Member of the Illinois House of Representatives from the 32nd district 35th district (1989-1993)
- In office January 1989 – January 1995
- Preceded by: Sam Panayotovich
- Succeeded by: Constance A. Howard

Personal details
- Born: Clement Balanoff, Jr. April 16, 1953 (age 73) Chicago, Illinois
- Party: Democratic
- Spouse: Virginia
- Children: Two
- Education: Ripon College

= Clem Balanoff =

American politician (born 1953)

Clement Balanoff, Jr. is an American politician and the national political director for the Amalgamated Transit Union. He served as a Democratic member of the Illinois House of Representatives from 1989 to 1995.

==Biography==
He was born April 16, 1953, in Chicago to a politically active family. His father Clem Balanoff, Sr. was a prominent union organizer and his mother Miriam Balanoff would become a circuit court judge. In 1981, Clem moved to California for five years, where he worked as an aide for Congressman Matthew Martínez and later Congressman Esteban Torres. He returned to Illinois to take a job as the 10th Ward Superintendent, responsible for garbage pickup and other city services. A year later when Ed Vrdolyak defected to the Republican Party, Balanoff became the Democratic Committeeman for the 10th ward.

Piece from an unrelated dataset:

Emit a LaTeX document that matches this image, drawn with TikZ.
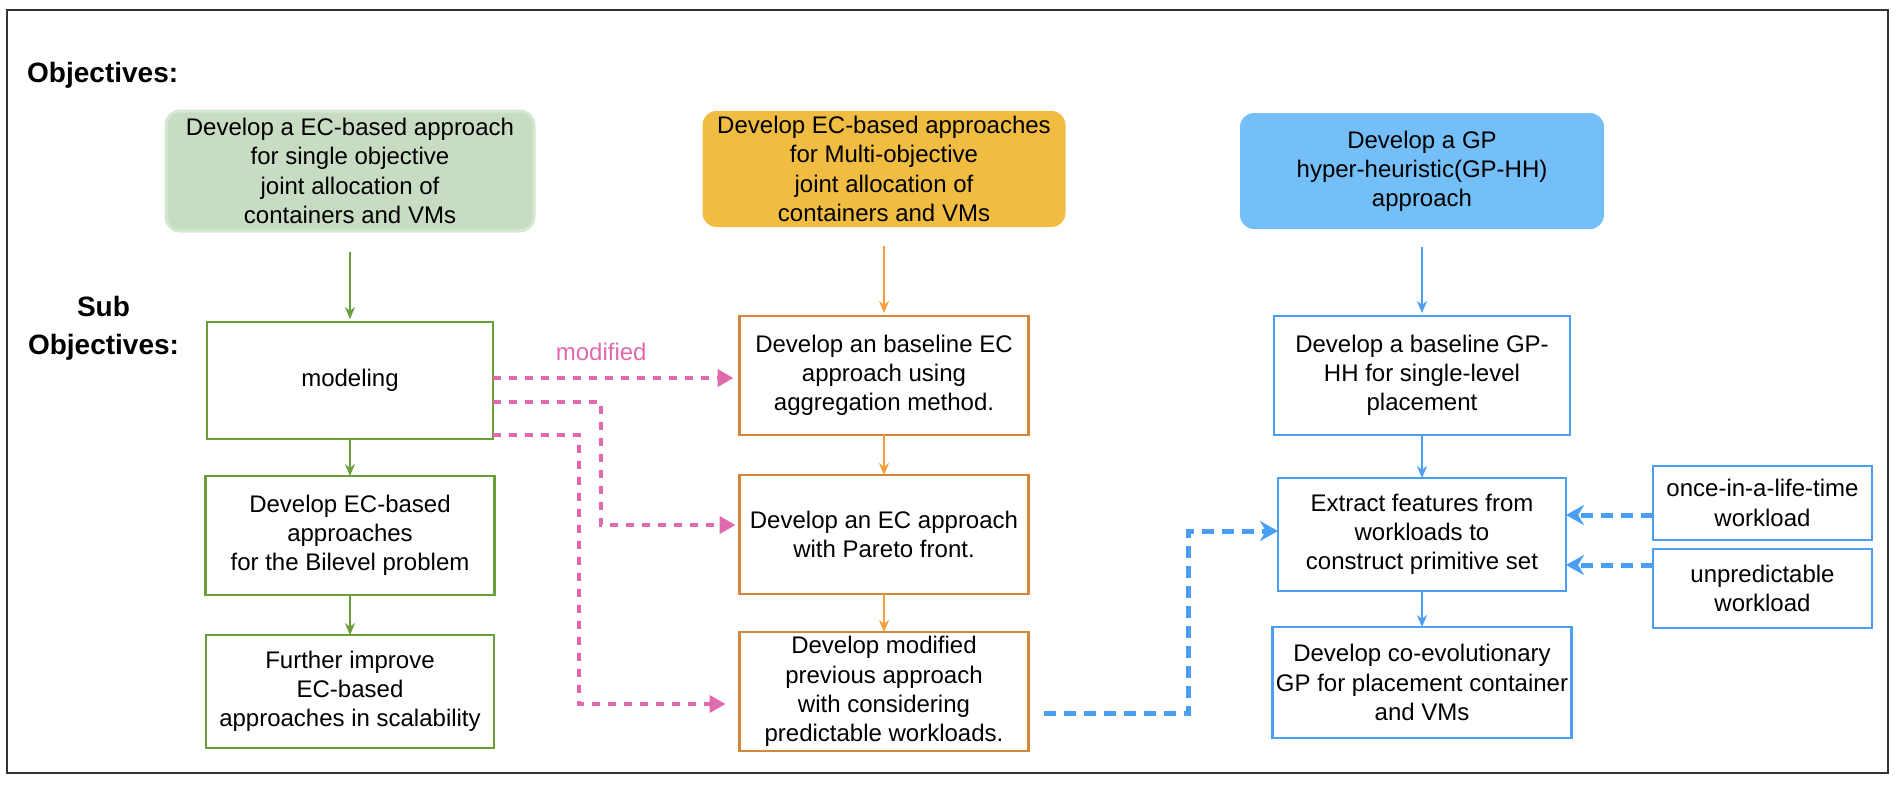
\documentclass[tikz,border=0pt]{standalone}
\usepackage{fontspec}
\setmainfont{Liberation Sans}
\usepackage{tikz}
\usetikzlibrary{
	arrows.meta,
	positioning,
	calc,
	}
\definecolor{goalgreen}{HTML}{C8DCC4}
\definecolor{goalgreenedge}{HTML}{D5E8D2}
\definecolor{goalorange}{HTML}{F0BD42}
\definecolor{goalblue}{HTML}{74BFF8}
\definecolor{linegreen}{HTML}{6A9E3A}
\definecolor{lineorange}{HTML}{D4863A}
\definecolor{arroworange}{HTML}{F2A03C}
\definecolor{lineblue}{HTML}{4A9FF4}
\definecolor{linepink}{HTML}{E06AAC}
\definecolor{framegray}{HTML}{333333}

\begin{document}
\begin{tikzpicture}[x=1pt,y=-1pt,
	txt/.style={align=center,inner sep=0pt,outer sep=0pt,font=\fontsize{24}{29.2}\selectfont},
	goal/.style={txt,rounded corners=14pt},
	task/.style={txt,draw,line width=2.2pt},
	head/.style={align=center,inner sep=0pt,font=\fontsize{28}{38}\selectfont\bfseries}]
\useasboundingbox (0,0) rectangle (1899,788);
\draw[line width=2pt,framegray] (7,10) rectangle (1888,773);
% labels
\node[head,anchor=west] (lobj) at (27,75) {Objectives:};
\node[head] (lsub) at (103.5,328) {Sub\\Objectives:};
% objectives
\node[goal,fill=goalgreen,draw=goalgreenedge,line width=3pt,minimum width=368pt,minimum height=120pt] (go) at (350,171) {Develop a EC-based approach\\for single objective\\joint allocation of\\containers and VMs};
\node[goal,fill=goalorange,minimum width=363pt,minimum height=116pt] (oo) at (884,169) {Develop EC-based approaches\\for Multi-objective\\joint allocation of\\containers and VMs};
\node[goal,fill=goalblue,minimum width=364pt,minimum height=116pt] (bo) at (1422,171) {Develop a GP\\hyper-heuristic(GP-HH)\\approach};
% green column
\node[task,draw=linegreen,minimum width=286pt,minimum height=117pt] (gm) at (350,380.5) {modeling};
\node[task,draw=linegreen,minimum width=289pt,minimum height=119pt] (gb) at (350,535.5) {Develop EC-based\\approaches\\for the Bilevel problem};
\node[task,draw=linegreen,minimum width=288pt,minimum height=113pt] (gi) at (350,691.5) {Further improve\\EC-based\\approaches in scalability};
% orange column
\node[task,draw=lineorange,minimum width=289pt,minimum height=119pt] (o1) at (884,375.5) {Develop an baseline EC\\approach using\\aggregation method.};
\node[task,draw=lineorange,minimum width=289pt,minimum height=119pt] (o2) at (884,534.5) {Develop an EC approach\\with Pareto front.};
\node[task,draw=lineorange,minimum width=289pt,minimum height=119pt] (o3) at (884,691.5) {Develop modified\\previous approach\\with considering\\predictable workloads.};
% blue column
\node[task,draw=lineblue,minimum width=296pt,minimum height=119pt] (b1) at (1422,375.5) {Develop a baseline GP-\\HH for single-level\\placement};
\node[task,draw=lineblue,minimum width=288pt,minimum height=113pt] (b2) at (1422,534.5) {Extract features from\\workloads to\\construct primitive set};
\node[task,draw=lineblue,minimum width=299pt,minimum height=111pt] (b3) at (1422,682.5) {Develop co-evolutionary\\GP for placement container\\and VMs};
\node[task,draw=lineblue,minimum width=219pt,minimum height=74pt] (w1) at (1762.5,503) {once-in-a-life-time\\workload};
\node[task,draw=lineblue,minimum width=219pt,minimum height=79pt] (w2) at (1762.5,588.5) {unpredictable\\workload};
% solid arrows
\draw[line width=2.2pt,linegreen,-{Stealth[length=12pt,width=10pt]},shorten <=21pt,shorten >=3pt] (go) -- (gm);
\draw[line width=2.2pt,linegreen,-{Stealth[length=12pt,width=10pt]}] (gm) -- (gb);
\draw[line width=2.2pt,linegreen,-{Stealth[length=12pt,width=10pt]}] (gb) -- (gi);
\draw[line width=2.2pt,arroworange,-{Stealth[length=12pt,width=10pt]},shorten <=19pt,shorten >=3pt] (oo) -- (o1);
\draw[line width=2.2pt,arroworange,-{Stealth[length=12pt,width=10pt]}] (o1) -- (o2);
\draw[line width=2.2pt,arroworange,-{Stealth[length=12pt,width=10pt]}] (o2) -- (o3);
\draw[line width=2.2pt,lineblue,-{Stealth[length=12pt,width=10pt]},shorten <=18pt,shorten >=3pt] (bo) -- (b1);
\draw[line width=2.2pt,lineblue,-{Stealth[length=12pt,width=10pt]}] (b1) -- (b2);
\draw[line width=2.2pt,lineblue,-{Stealth[length=12pt,width=10pt]}] (b2) -- (b3);
% dashed arrows
\draw[line width=4pt,linepink,dash pattern=on 8pt off 8pt,-{Triangle[length=16pt,width=17pt]}] ([yshift=2.5pt]gm.east) coordinate (p1) -- node[pos=0.45,above=15pt,inner sep=0pt,font=\fontsize{24}{29.2}\selectfont] (lmod) {modified} ([xshift=-6pt]p1 -| o1.west);
\draw[line width=4pt,linepink,dash pattern=on 8pt off 8pt,-{Triangle[length=16pt,width=17pt]}] ([yshift=-21.5pt]gm.east) -- (601,402) |- ([xshift=-4pt,yshift=9.5pt]o2.west);
\draw[line width=4pt,linepink,dash pattern=on 8pt off 8pt,-{Triangle[length=16pt,width=17pt]}] ([yshift=-54.5pt]gm.east) -- (579,435) |- ([xshift=-14pt,yshift=-12.5pt]o3.west);
\draw[line width=5pt,lineblue,dash pattern=on 12pt off 8pt,-{Stealth[length=18pt,width=20pt]}] ([xshift=15pt,yshift=-21.5pt]o3.east) -- (1188,713) |- ([yshift=3.5pt]b2.west);
\draw[line width=5pt,lineblue,dash pattern=on 12pt off 8pt,-{Stealth[length=18pt,width=20pt]}] ([yshift=-12pt]w1.west) coordinate (r1) -- (r1 -| b2.east);
\draw[line width=5pt,lineblue,dash pattern=on 12pt off 8pt,-{Stealth[length=18pt,width=20pt]}] ([yshift=23.5pt]w2.west) coordinate (r2) -- (r2 -| b2.east);
\end{tikzpicture}
\end{document}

In 1988, he defeated incumbent Sam Panayotovich, who had defected to the Republican Party with Vrdolyak. In 1991, he ran for Alderman in a field of ten opponents losing to John Buchanan, who previously served in the role in the 1960s and 1970s. In 1994, he was one of five candidates who ran in the Democratic primary to succeed retiring incumbent George Sangmeister. Frank Giglio, a fellow member of the Illinois House, won the Democratic primary. Giglio was defeated in the general election by Jerry Weller. In 1996, Balanoff was Weller's opponent losing by a three percentage point margin. He explored a rematch in 1998, but chose to run for a seat on the Cook County Board of Review instead before dropping out prior to the primary.

His post-electoral career has included stints as Chief of Staff to the Cook County Clerk, a strategist for the mayoral campaign of Chuy García and Illinois state director for the presidential campaign of Vermont Senator Bernie Sanders.

At the 2016 Democratic National Convention Balanoff read the vote totals for Senator Sanders' Illinois campaign. As of August 2017, Balanoff is the executive director for the Illinois chapter of Our Revolution; a pro-Sanders organization. Balanoff served as the co-chair of Ameya Pawar's campaign for Chicago City Treasurer in the 2019 municipal election and served as the campaign manager of Abdelnasser Rashid's unsuccessful campaign for the Democratic nomination for the Cook County Board of Review's 1st district. As of 2020, Balanoff is the national political director of the Amalgamated Transit Union.